EXTRACTED ENTRIES ::
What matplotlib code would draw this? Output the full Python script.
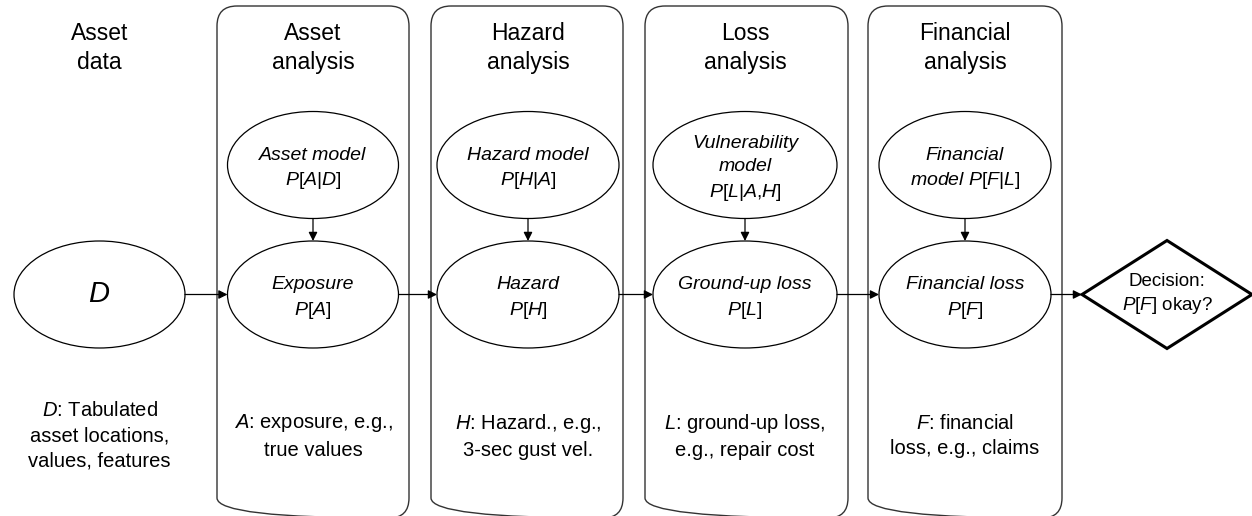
import matplotlib
matplotlib.use("Agg")
import matplotlib.pyplot as plt
from matplotlib.patches import FancyBboxPatch, Ellipse, Polygon

plt.rcParams["font.family"] = ["Liberation Sans", "DejaVu Sans"]
plt.rcParams["mathtext.fontset"] = "custom"
plt.rcParams["mathtext.it"] = "Liberation Sans:italic"
plt.rcParams["mathtext.rm"] = "Liberation Sans"
plt.rcParams["mathtext.default"] = "it"

# --- content of the diagram ---
data_title = "Asset\ndata"
data_node = "$D$"
data_note = "$D$: Tabulated\nasset locations,\nvalues, features"

stage_titles = ["Asset\nanalysis", "Hazard\nanalysis", "Loss\nanalysis", "Financial\nanalysis"]
model_labels = [
    "Asset model\n$P\\mathrm{[}A|D\\mathrm{]}$",
    "Hazard model\n$P\\mathrm{[}H|A\\mathrm{]}$",
    "Vulnerability\nmodel\n$P\\mathrm{[}L|A{,}H\\mathrm{]}$",
    "Financial\nmodel $P\\mathrm{[}F|L\\mathrm{]}$",
]
output_labels = [
    "Exposure\n$P\\mathrm{[}A\\mathrm{]}$",
    "Hazard\n$P\\mathrm{[}H\\mathrm{]}$",
    "Ground-up loss\n$P\\mathrm{[}L\\mathrm{]}$",
    "Financial loss\n$P\\mathrm{[}F\\mathrm{]}$",
]
stage_notes = [
    "$A$: exposure, e.g.,\ntrue values",
    "$H$: Hazard., e.g.,\n3-sec gust vel.",
    "$L$: ground-up loss,\ne.g., repair cost",
    "$F$: financial\nloss, e.g., claims",
]
decision_label = "Decision:\n$P\\mathrm{[}F\\mathrm{]}$ okay?"

# --- layout (pixels) ---
box_left = [217, 431, 645, 868]
box_right = [409, 623, 848, 1062]
node_cx = [313, 528, 745, 965]
node_w = [171, 182, 184, 172]
data_cx, data_w = 99.5, 171
model_cy, node_cy, node_h = 165, 294.5, 107
dec_cx, dec_w, dec_h = 1167, 170, 108
txt_dy = 4  # labels sit a little below the ellipse centres

fig = plt.figure(figsize=(12.52, 5.16), dpi=100)
ax = fig.add_axes([0, 0, 1, 1])
ax.set_xlim(0, 1252)
ax.set_ylim(516, 0)
ax.axis("off")

def arrow(x0, y0, x1, y1):
    ax.annotate("", xy=(x1, y1), xytext=(x0, y0),
                arrowprops=dict(arrowstyle="-|>", color="black", lw=0.9,
                                mutation_scale=13, shrinkA=0, shrinkB=0))

# asset data column
ax.text(data_cx, 48, data_title, ha="center", va="center", fontsize=16.5, linespacing=1.3)
ax.add_patch(Ellipse((data_cx, node_cy), data_w, node_h, fill=False, lw=0.9))
ax.text(data_cx, node_cy, data_node, ha="center", va="center", fontsize=21)
ax.text(data_cx, 436, data_note, ha="center", va="center", fontsize=14.5, linespacing=1.4)

# analysis stages
for i in range(4):
    ax.add_patch(FancyBboxPatch((box_left[i], 6), box_right[i] - box_left[i], 512,
                                boxstyle="round,pad=0,rounding_size=20",
                                fill=False, ec="#333333", lw=1.0))
    cx = node_cx[i]
    ax.text(cx, 48, stage_titles[i], ha="center", va="center", fontsize=16.5, linespacing=1.3)
    ax.add_patch(Ellipse((cx, model_cy), node_w[i], node_h, fill=False, lw=0.9))
    ax.text(cx, model_cy + txt_dy, model_labels[i], ha="center", va="center", fontsize=14,
            style="italic", linespacing=1.45)
    ax.add_patch(Ellipse((cx, node_cy), node_w[i], node_h, fill=False, lw=0.9))
    ax.text(cx, node_cy + txt_dy, output_labels[i], ha="center", va="center", fontsize=14,
            style="italic", linespacing=1.45)
    ax.text(cx, 436, stage_notes[i], ha="center", va="center", fontsize=14.5, linespacing=1.4)
    arrow(cx, model_cy + node_h / 2, cx, node_cy - node_h / 2)

# horizontal flow
lefts = [data_cx + data_w / 2] + [node_cx[i] + node_w[i] / 2 for i in range(4)]
rights = [node_cx[i] - node_w[i] / 2 for i in range(4)] + [dec_cx - dec_w / 2]
for x0, x1 in zip(lefts, rights):
    arrow(x0, node_cy, x1, node_cy)

# decision diamond
ax.add_patch(Polygon([(dec_cx - dec_w / 2, node_cy), (dec_cx, node_cy - dec_h / 2),
                      (dec_cx + dec_w / 2, node_cy), (dec_cx, node_cy + dec_h / 2)],
                     closed=True, fill=False, ec="black", lw=2.2))
ax.text(dec_cx, node_cy, decision_label, ha="center", va="center", fontsize=13.5, linespacing=1.35)

fig.savefig("out.png", dpi=100)
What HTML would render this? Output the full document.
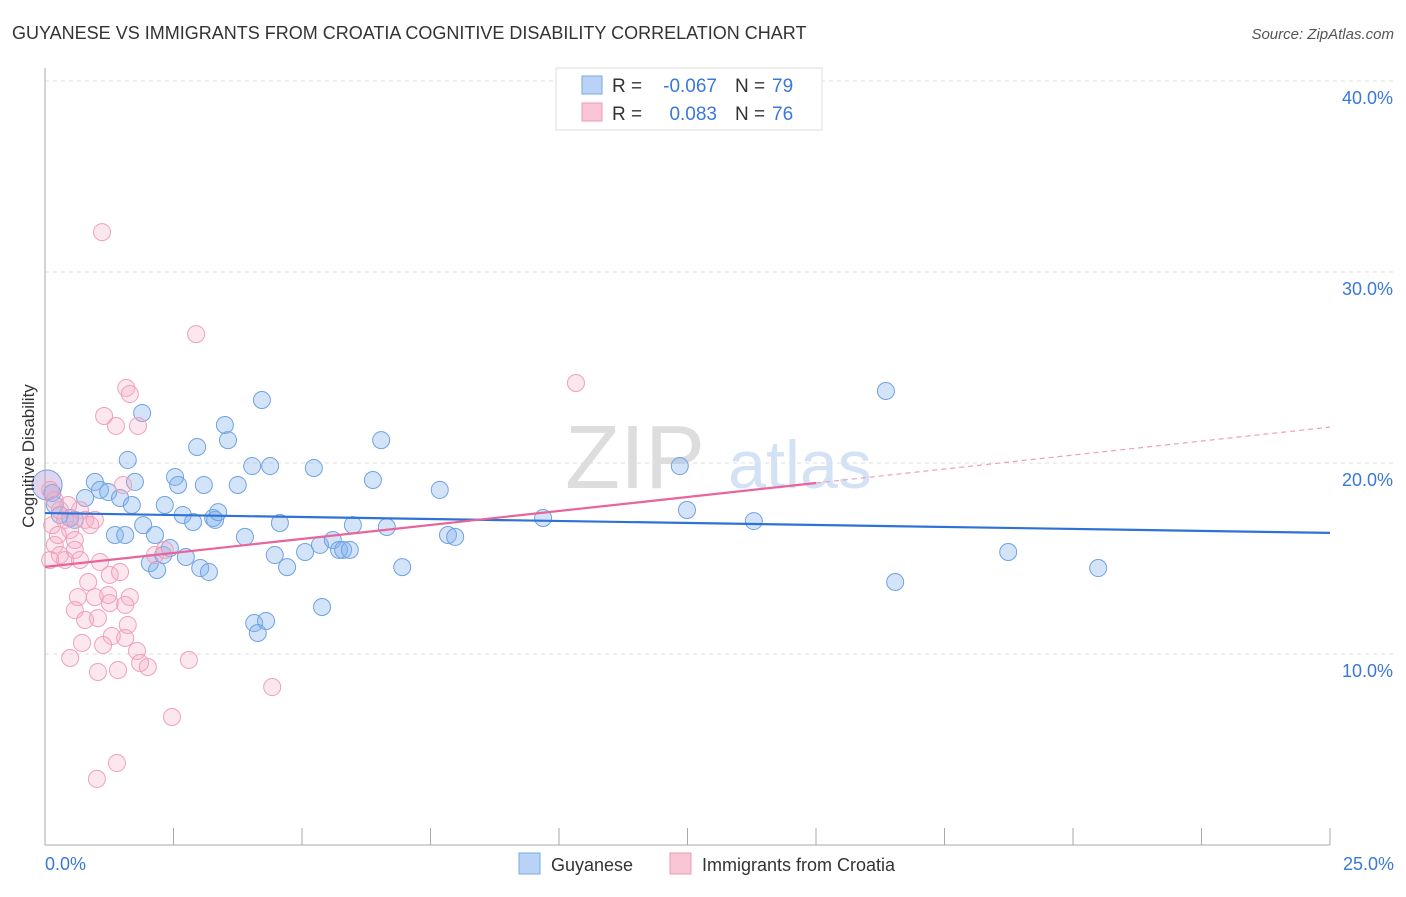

TO DO ::
Reproduce the whole listing above word for word, but not its pictures.

EXERCISE SOLUTION ::
What matplotlib code would draw this? Output the full Python script.
import matplotlib
matplotlib.use("Agg")
import matplotlib.pyplot as plt
from matplotlib.patches import FancyBboxPatch, Ellipse, Polygon

plt.rcParams["font.family"] = ["Liberation Sans", "DejaVu Sans"]
plt.rcParams["mathtext.fontset"] = "custom"
plt.rcParams["mathtext.it"] = "Liberation Sans:italic"
plt.rcParams["mathtext.rm"] = "Liberation Sans"
plt.rcParams["mathtext.default"] = "it"

# --- content of the diagram ---
data_title = "Asset\ndata"
data_node = "$D$"
data_note = "$D$: Tabulated\nasset locations,\nvalues, features"

stage_titles = ["Asset\nanalysis", "Hazard\nanalysis", "Loss\nanalysis", "Financial\nanalysis"]
model_labels = [
    "Asset model\n$P\\mathrm{[}A|D\\mathrm{]}$",
    "Hazard model\n$P\\mathrm{[}H|A\\mathrm{]}$",
    "Vulnerability\nmodel\n$P\\mathrm{[}L|A{,}H\\mathrm{]}$",
    "Financial\nmodel $P\\mathrm{[}F|L\\mathrm{]}$",
]
output_labels = [
    "Exposure\n$P\\mathrm{[}A\\mathrm{]}$",
    "Hazard\n$P\\mathrm{[}H\\mathrm{]}$",
    "Ground-up loss\n$P\\mathrm{[}L\\mathrm{]}$",
    "Financial loss\n$P\\mathrm{[}F\\mathrm{]}$",
]
stage_notes = [
    "$A$: exposure, e.g.,\ntrue values",
    "$H$: Hazard., e.g.,\n3-sec gust vel.",
    "$L$: ground-up loss,\ne.g., repair cost",
    "$F$: financial\nloss, e.g., claims",
]
decision_label = "Decision:\n$P\\mathrm{[}F\\mathrm{]}$ okay?"

# --- layout (pixels) ---
box_left = [217, 431, 645, 868]
box_right = [409, 623, 848, 1062]
node_cx = [313, 528, 745, 965]
node_w = [171, 182, 184, 172]
data_cx, data_w = 99.5, 171
model_cy, node_cy, node_h = 165, 294.5, 107
dec_cx, dec_w, dec_h = 1167, 170, 108
txt_dy = 4  # labels sit a little below the ellipse centres

fig = plt.figure(figsize=(12.52, 5.16), dpi=100)
ax = fig.add_axes([0, 0, 1, 1])
ax.set_xlim(0, 1252)
ax.set_ylim(516, 0)
ax.axis("off")

def arrow(x0, y0, x1, y1):
    ax.annotate("", xy=(x1, y1), xytext=(x0, y0),
                arrowprops=dict(arrowstyle="-|>", color="black", lw=0.9,
                                mutation_scale=13, shrinkA=0, shrinkB=0))

# asset data column
ax.text(data_cx, 48, data_title, ha="center", va="center", fontsize=16.5, linespacing=1.3)
ax.add_patch(Ellipse((data_cx, node_cy), data_w, node_h, fill=False, lw=0.9))
ax.text(data_cx, node_cy, data_node, ha="center", va="center", fontsize=21)
ax.text(data_cx, 436, data_note, ha="center", va="center", fontsize=14.5, linespacing=1.4)

# analysis stages
for i in range(4):
    ax.add_patch(FancyBboxPatch((box_left[i], 6), box_right[i] - box_left[i], 512,
                                boxstyle="round,pad=0,rounding_size=20",
                                fill=False, ec="#333333", lw=1.0))
    cx = node_cx[i]
    ax.text(cx, 48, stage_titles[i], ha="center", va="center", fontsize=16.5, linespacing=1.3)
    ax.add_patch(Ellipse((cx, model_cy), node_w[i], node_h, fill=False, lw=0.9))
    ax.text(cx, model_cy + txt_dy, model_labels[i], ha="center", va="center", fontsize=14,
            style="italic", linespacing=1.45)
    ax.add_patch(Ellipse((cx, node_cy), node_w[i], node_h, fill=False, lw=0.9))
    ax.text(cx, node_cy + txt_dy, output_labels[i], ha="center", va="center", fontsize=14,
            style="italic", linespacing=1.45)
    ax.text(cx, 436, stage_notes[i], ha="center", va="center", fontsize=14.5, linespacing=1.4)
    arrow(cx, model_cy + node_h / 2, cx, node_cy - node_h / 2)

# horizontal flow
lefts = [data_cx + data_w / 2] + [node_cx[i] + node_w[i] / 2 for i in range(4)]
rights = [node_cx[i] - node_w[i] / 2 for i in range(4)] + [dec_cx - dec_w / 2]
for x0, x1 in zip(lefts, rights):
    arrow(x0, node_cy, x1, node_cy)

# decision diamond
ax.add_patch(Polygon([(dec_cx - dec_w / 2, node_cy), (dec_cx, node_cy - dec_h / 2),
                      (dec_cx + dec_w / 2, node_cy), (dec_cx, node_cy + dec_h / 2)],
                     closed=True, fill=False, ec="black", lw=2.2))
ax.text(dec_cx, node_cy, decision_label, ha="center", va="center", fontsize=13.5, linespacing=1.35)

fig.savefig("out.png", dpi=100)
What HTML would render this? Output the full document.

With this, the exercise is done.